For data scientists: The lowest salary in the dataset is 20,000 - 45,000 per year. The highest salary in the dataset is 190,000 - 230,000 per year.
Next, test hypothesis by checking for correlation of salary to location (if any).
In [365]:
salaryfilter4 = salaryfilter2.filter(items=['City', 'State', 'Max_Salary'])
salaryfilter4 = salaryfilter4.assign(city_state = salaryfilter4['City'] + "-" + salaryfilter4['State'])
avgmaxsalaries = salaryfilter4.groupby('city_state', as_index=False).Max_Salary.mean().round(2)

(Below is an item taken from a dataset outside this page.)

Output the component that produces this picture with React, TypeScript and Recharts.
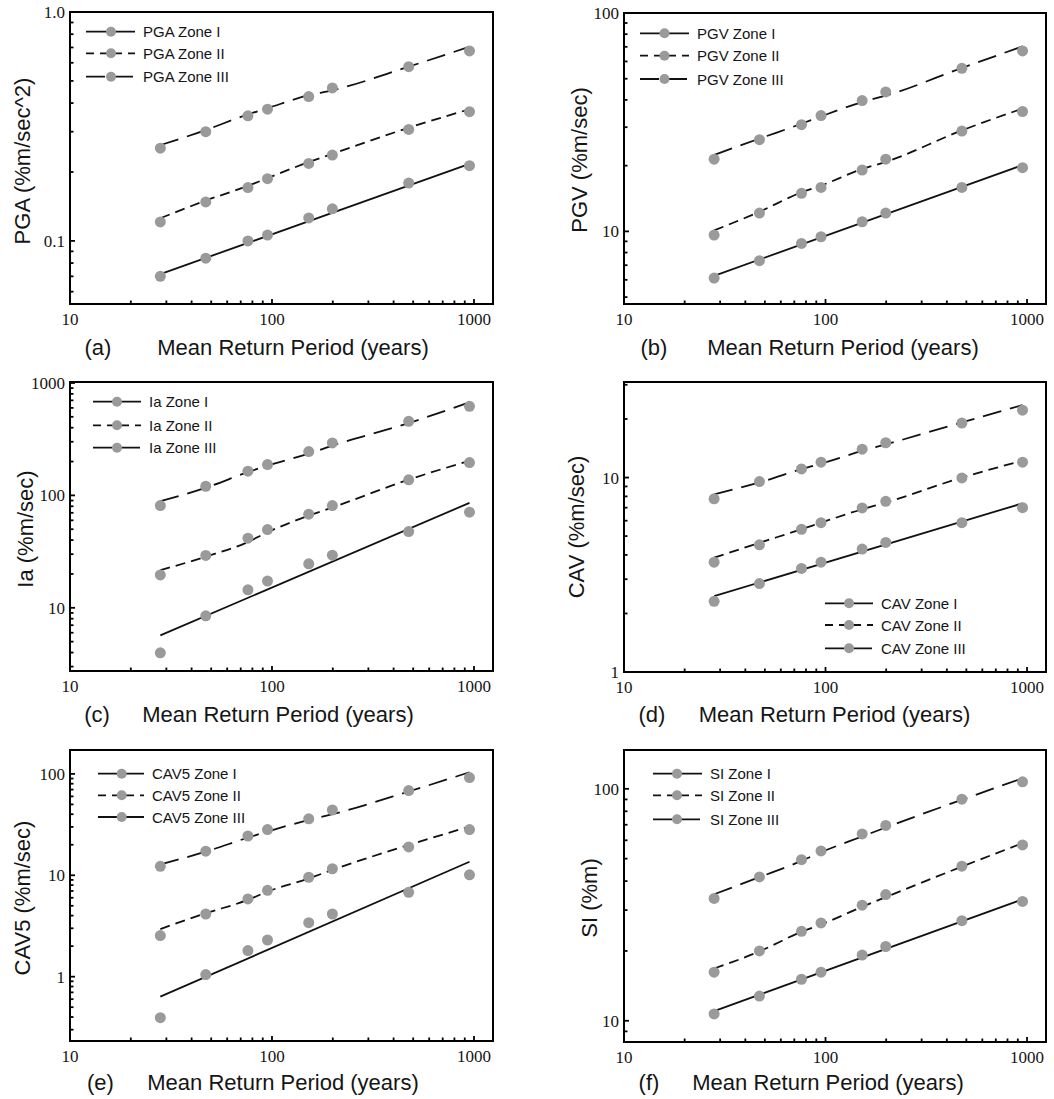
import React from 'react';
import { ComposedChart, Line, Scatter, XAxis, YAxis } from 'recharts';

// ---------- data ----------
const returnPeriods = [28, 47, 76, 95, 152, 199, 475, 950];
const fitEnds = [28, 950];
const zoneNames = ['Zone I', 'Zone II', 'Zone III'];

const pgaZ1 = [0.070, 0.084, 0.100, 0.106, 0.126, 0.138, 0.179, 0.213];
const pgaZ2 = [0.121, 0.148, 0.171, 0.187, 0.218, 0.237, 0.307, 0.367];
const pgaZ3 = [0.254, 0.300, 0.352, 0.376, 0.427, 0.466, 0.577, 0.676];
const pgaFit1 = [0.0716, 0.217];
const pgaFit2 = [0.1256, 0.150, 0.174, 0.188, 0.221, 0.240, 0.312, 0.376];
const pgaFit3 = [0.262, 0.305, 0.357, 0.380, 0.433, 0.455, 0.577, 0.705];

const pgvZ1 = [6.11, 7.34, 8.81, 9.45, 11.07, 12.13, 15.9, 19.57];
const pgvZ2 = [9.62, 12.13, 14.93, 15.9, 19.1, 21.4, 28.8, 35.4];
const pgvZ3 = [21.4, 26.3, 30.8, 33.9, 39.7, 43.5, 55.8, 67.0];
const pgvFit1 = [6.26, 20.1];
const pgvFit2 = [10.1, 12.3, 15.1, 16.2, 19.3, 20.8, 29.0, 36.5];
const pgvFit3 = [22.4, 26.6, 31.1, 33.6, 39.1, 41.8, 56.0, 70.3];

const iaZ1 = [3.98, 8.49, 14.45, 17.3, 24.6, 29.4, 47.7, 70.9];
const iaZ2 = [19.6, 29.2, 41.6, 49.7, 68.0, 81.2, 137.5, 196];
const iaZ3 = [81.2, 120.6, 164, 188, 245.5, 293, 456, 620];
const iaFit1 = [5.68, 85.8];
const iaFit2 = [21.6, 28.5, 38.5, 47, 66, 78, 138, 203];
const iaFit3 = [88.7, 117, 161, 184, 235, 277, 440, 673];

const cavZ1 = [2.31, 2.85, 3.41, 3.67, 4.29, 4.64, 5.86, 7.0];
const cavZ2 = [3.67, 4.51, 5.42, 5.86, 6.98, 7.55, 9.96, 12.0];
const cavZ3 = [7.77, 9.54, 11.08, 12.0, 14.0, 15.1, 19.05, 22.2];
const cavFit1 = [2.455, 7.37];
const cavFit2 = [3.87, 4.62, 5.42, 5.86, 6.87, 7.43, 10.0, 12.2];
const cavFit3 = [8.2, 9.44, 11.05, 11.8, 13.7, 14.8, 19.2, 23.6];

const cav5Z1 = [0.394, 1.05, 1.81, 2.30, 3.41, 4.15, 6.79, 10.1];
const cav5Z2 = [2.54, 4.15, 5.84, 7.11, 9.56, 11.6, 19.05, 28.2];
const cav5Z3 = [12.27, 17.3, 24.4, 28.2, 36.0, 44.1, 68.5, 92.0];
const cav5Fit1 = [0.635, 13.6];
const cav5Fit2 = [2.95, 4.22, 5.72, 6.9, 9.3, 11.3, 19.9, 30.2];
const cav5Fit3 = [12.8, 17.1, 23.5, 27.0, 35.1, 40.0, 67.0, 103.8];

const siZ1 = [10.7, 12.78, 15.1, 16.2, 19.2, 20.9, 27.0, 32.7];
const siZ2 = [16.2, 20.0, 24.3, 26.4, 31.5, 35.0, 46.4, 57.3];
const siZ3 = [33.7, 41.7, 49.5, 54.0, 63.9, 69.5, 90.2, 107.2];
const siFit1 = [11.0, 33.4];
const siFit2 = [16.8, 19.9, 24.2, 26.0, 31.0, 34.1, 46.2, 58.3];
const siFit3 = [35.1, 41.6, 48.9, 53.3, 62.3, 68.1, 89.7, 111];

const xTickValues = [10, 100, 1000];
const xTickLabels = ['10', '100', '1000'];
const xDomain = [10, 1242];

const pgaYTicks = [0.1, 1];
const pgaYLabels = ['0.1', '1.0'];
const pgvYTicks = [10, 100];
const pgvYLabels = ['10', '100'];
const iaYTicks = [10, 100, 1000];
const iaYLabels = ['10', '100', '1000'];
const cavYTicks = [1, 10];
const cavYLabels = ['1', '10'];
const cav5YTicks = [1, 10, 100];
const cav5YLabels = ['1', '10', '100'];
const siYTicks = [10, 100];
const siYLabels = ['10', '100'];

// ---------- helpers ----------
const zip = (xs: number[], ys: number[]) => xs.map((x, i) => ({ x, y: ys[i] }));

function logTicks(min: number, max: number) {
  const out: number[] = [];
  for (let e = -3; e <= 4; e++) {
    for (let k = 1; k <= 9; k++) {
      const v = Number((k * Math.pow(10, e)).toPrecision(6));
      if (v >= min * 0.9999 && v <= max * 1.0001) out.push(v);
    }
  }
  return out;
}

const SERIF = "'Liberation Serif', 'Times New Roman', serif";
const SANS = "'Liberation Sans', Arial, Helvetica, sans-serif";
const TXT = '#151515';
const DOT = '#9a9a9a';
const DASH2 = '10 6';
const DASH3 = '19 9';

const labelFor = (v: number, ticks: number[], labels: string[]) => {
  const i = ticks.findIndex((t) => Math.abs(t - v) / t < 1e-6);
  return i >= 0 ? labels[i] : null;
};

type Cfg = {
  key: string;
  px: number; py: number; h: number;
  plot: { l: number; t: number; r: number; b: number };
  yDomain: number[];
  yTicks: number[]; yLabels: string[];
  yTitle: string; yt: { x: number; y: number };
  xt: { x: number; y: number }; letter: string; lx: number;
  prefix: string;
  legend: { x0: number; x1: number; dx: number; tx: number; rows: number[] };
  dots: number[][];
  fits: number[][];
};

const panels: Cfg[] = [
  {
    key: 'a', px: 0, py: 0, h: 366, plot: { l: 70, t: 12, r: 493, b: 304 },
    yDomain: [0.053, 1.0], yTicks: pgaYTicks, yLabels: pgaYLabels,
    yTitle: 'PGA (%m/sec^2)', yt: { x: 22, y: 161 }, xt: { x: 293, y: 347 }, letter: '(a)', lx: 98,
    prefix: 'PGA', legend: { x0: 86, x1: 135, dx: 111, tx: 143, rows: [31.7, 53.3, 76.7] },
    dots: [pgaZ1, pgaZ2, pgaZ3], fits: [pgaFit1, pgaFit2, pgaFit3],
  },
  {
    key: 'b', px: 527, py: 0, h: 366, plot: { l: 97, t: 13, r: 519, b: 304 },
    yDomain: [4.65, 100], yTicks: pgvYTicks, yLabels: pgvYLabels,
    yTitle: 'PGV (%m/sec)', yt: { x: 52, y: 160 }, xt: { x: 316, y: 347 }, letter: '(b)', lx: 127,
    prefix: 'PGV', legend: { x0: 113, x1: 162, dx: 137.5, tx: 170, rows: [33.3, 55.7, 79] },
    dots: [pgvZ1, pgvZ2, pgvZ3], fits: [pgvFit1, pgvFit2, pgvFit3],
  },
  {
    key: 'c', px: 0, py: 366, h: 366, plot: { l: 70, t: 16, r: 493, b: 305 },
    yDomain: [2.74, 1020], yTicks: iaYTicks, yLabels: iaYLabels,
    yTitle: 'Ia (%m/sec)', yt: { x: 25, y: 163 }, xt: { x: 278, y: 348 }, letter: '(c)', lx: 97,
    prefix: 'Ia', legend: { x0: 93, x1: 141, dx: 117, tx: 149, rows: [35.7, 59.3, 81.7] },
    dots: [iaZ1, iaZ2, iaZ3], fits: [iaFit1, iaFit2, iaFit3],
  },
  {
    key: 'd', px: 527, py: 366, h: 366, plot: { l: 97, t: 16, r: 519, b: 306 },
    yDomain: [1, 31], yTicks: cavYTicks, yLabels: cavYLabels,
    yTitle: 'CAV (%m/sec)', yt: { x: 49, y: 161 }, xt: { x: 307.5, y: 348 }, letter: '(d)', lx: 125,
    prefix: 'CAV', legend: { x0: 298, x1: 346, dx: 322, tx: 354, rows: [237.3, 259, 282.3] },
    dots: [cavZ1, cavZ2, cavZ3], fits: [cavFit1, cavFit2, cavFit3],
  },
  {
    key: 'e', px: 0, py: 732, h: 367, plot: { l: 70, t: 18, r: 493, b: 309 },
    yDomain: [0.232, 172], yTicks: cav5YTicks, yLabels: cav5YLabels,
    yTitle: 'CAV5 (%m/sec)', yt: { x: 22, y: 166 }, xt: { x: 283, y: 350 }, letter: '(e)', lx: 100.5,
    prefix: 'CAV5', legend: { x0: 98, x1: 144, dx: 121.7, tx: 152, rows: [41.7, 63.3, 85] },
    dots: [cav5Z1, cav5Z2, cav5Z3], fits: [cav5Fit1, cav5Fit2, cav5Fit3],
  },
  {
    key: 'f', px: 527, py: 732, h: 367, plot: { l: 97, t: 18, r: 519, b: 310 },
    yDomain: [8.1, 147], yTicks: siYTicks, yLabels: siYLabels,
    yTitle: 'SI (%m)', yt: { x: 62, y: 166 }, xt: { x: 301, y: 350 }, letter: '(f)', lx: 122,
    prefix: 'SI', legend: { x0: 126, x1: 175, dx: 150, tx: 183, rows: [41.7, 63.3, 87.3] },
    dots: [siZ1, siZ2, siZ3], fits: [siFit1, siFit2, siFit3],
  },
];

const W = 527;
const dashes = [undefined, DASH2, DASH3];

function Panel({ cfg }: { cfg: Cfg }) {
  const { plot, h } = cfg;
  const xTicksAll = logTicks(xDomain[0], 1000);
  const yTicksAll = logTicks(cfg.yDomain[0], cfg.yDomain[1]);

  const XTick = (p: any) => {
    const v = p.payload.value;
    const lab = labelFor(v, xTickValues, xTickLabels);
    const len = lab ? 5 : 3.5;
    return (
      <g>
        <line x1={p.x} x2={p.x} y1={p.y} y2={p.y - len} stroke="#000" strokeWidth={1.8} />
        {lab && (
          <text x={p.x} y={p.y + 21} textAnchor="middle" fontFamily={SERIF} fontSize={17} fill={TXT}>
            {lab}
          </text>
        )}
      </g>
    );
  };
  const YTick = (p: any) => {
    const v = p.payload.value;
    const lab = labelFor(v, cfg.yTicks, cfg.yLabels);
    const len = lab ? 5 : 3.5;
    return (
      <g>
        <line x1={p.x} x2={p.x + len} y1={p.y} y2={p.y} stroke="#000" strokeWidth={1.8} />
        {lab && (
          <text x={p.x - 5} y={p.y + 6} textAnchor="end" fontFamily={SERIF} fontSize={17} fill={TXT}>
            {lab}
          </text>
        )}
      </g>
    );
  };

  const dotShape = (p: any) => <circle cx={p.cx} cy={p.cy} r={5.5} fill={DOT} />;

  return (
    <div style={{ position: 'absolute', left: cfg.px, top: cfg.py, width: W, height: h }}>
      <ComposedChart width={W} height={h} margin={{ top: plot.t, right: W - plot.r, bottom: 0, left: 0 }}>
        <XAxis
          dataKey="x" type="number" scale="log" domain={xDomain} allowDataOverflow
          ticks={xTicksAll} interval={0} tickSize={0} tickMargin={0} tickLine={false}
          axisLine={{ stroke: '#000', strokeWidth: 2 }} height={h - plot.b} tick={XTick}
        />
        <YAxis
          dataKey="y" type="number" scale="log" domain={cfg.yDomain} allowDataOverflow
          ticks={yTicksAll} interval={0} tickSize={0} tickMargin={0} tickLine={false}
          axisLine={{ stroke: '#000', strokeWidth: 2 }} width={plot.l} tick={YTick}
        />
        {cfg.fits.map((f, i) => (
          <Line
            key={'fit' + i}
            data={zip(f.length === 2 ? fitEnds : returnPeriods, f)}
            dataKey="y"
            type={f.length === 2 ? 'linear' : 'monotone'}
            stroke="#111"
            strokeWidth={1.8}
            strokeDasharray={dashes[i]}
            dot={false}
            activeDot={false}
            isAnimationActive={false}
          />
        ))}
        {cfg.dots.map((d, i) => (
          <Scatter
            key={'dots' + i}
            data={zip(returnPeriods, d)}
            shape={dotShape}
            isAnimationActive={false}
          />
        ))}
      </ComposedChart>
      <svg width={W} height={h} style={{ position: 'absolute', left: 0, top: 0, pointerEvents: 'none' }}>
        <rect
          x={plot.l} y={plot.t} width={plot.r - plot.l} height={plot.b - plot.t}
          fill="none" stroke="#000" strokeWidth={2}
        />
        <text
          x={cfg.yt.x} y={cfg.yt.y} transform={`rotate(-90 ${cfg.yt.x} ${cfg.yt.y})`}
          textAnchor="middle" dominantBaseline="central" fontFamily={SANS} fontSize={22} fill={TXT}
        >
          {cfg.yTitle}
        </text>
        <text x={cfg.xt.x} y={cfg.xt.y} textAnchor="middle" dominantBaseline="central" fontFamily={SANS} fontSize={22} fill={TXT}>
          Mean Return Period (years)
        </text>
        <text x={cfg.lx} y={cfg.xt.y} textAnchor="middle" dominantBaseline="central" fontFamily={SANS} fontSize={22} fill={TXT}>
          {cfg.letter}
        </text>
        {zoneNames.map((z, i) => {
          const L = cfg.legend;
          const y = L.rows[i];
          return (
            <g key={z}>
              <line x1={L.x0} x2={L.x1} y1={y} y2={y} stroke="#111" strokeWidth={1.8}
                strokeDasharray={i === 0 ? undefined : i === 1 ? '8 6' : '19 9'} />
              <circle cx={L.dx} cy={y} r={5} fill={DOT} />
              <text x={L.tx} y={y} dominantBaseline="central" fontFamily={SANS} fontSize={15} fill={TXT}>
                {cfg.prefix + ' ' + z}
              </text>
            </g>
          );
        })}
      </svg>
    </div>
  );
}

export default function App() {
  return (
    <div style={{ position: 'absolute', left: 0, top: 0, width: 1054, height: 1099, background: '#fff' }}>
      {panels.map((p) => (
        <Panel key={p.key} cfg={p} />
      ))}
    </div>
  );
}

plt.ticklabel_format(style='plain', axis='x')
salaryplot = avgmaxsalaries.nlargest(20,'Max_Salary')
sns.barplot(y=salaryplot['city_state'], x=salaryplot['Max_Salary'])
plt.title('Top 20 cities by salary')
plt.ylabel('Cities')
plt.xlabel('Average Max Salary')
Out[365]:
Locations in CA, MD, IL, VA, OR, and other higher cost-of-living areas have higher salaries on average.¶
In [366]:
avgmaxsalaries = avgmaxsalaries.merge(coordinates, left_on='city_state', right_on='city_state', how='outer')
In [367]:
x2 = avgmaxsalaries['longitude']
y2 = avgmaxsalaries['latitude']
area = avgmaxsalaries['Max_Salary']/4000 #without this factor, the numbers are too large and it overwhelms the map!
colors = 'g'
alpha2 = 0.5
plt.scatter(x2, y2, s=area, c=colors, marker='x', alpha=alpha2, linewidths=1, edgecolors='face')
plt.title('Geographic distribution of salaries by coordinates')
plt.xlabel('longitude')
plt.ylabel('latitude')
plt.show()
We can see that salaries are larger on the coasts and in urban areas. CA, PNW, East Coast, Chicago, etc.¶
Note: We are using average salary for each city, so the number of jobs in each city (number of observations) does not weight the size of each bubble. For example, San Francisco's bubble is not bigger because there are more jobs there; it's bigger because the average salary is higher there.
However, without significance testing, we don't know if these differences in salaries are statistically significant.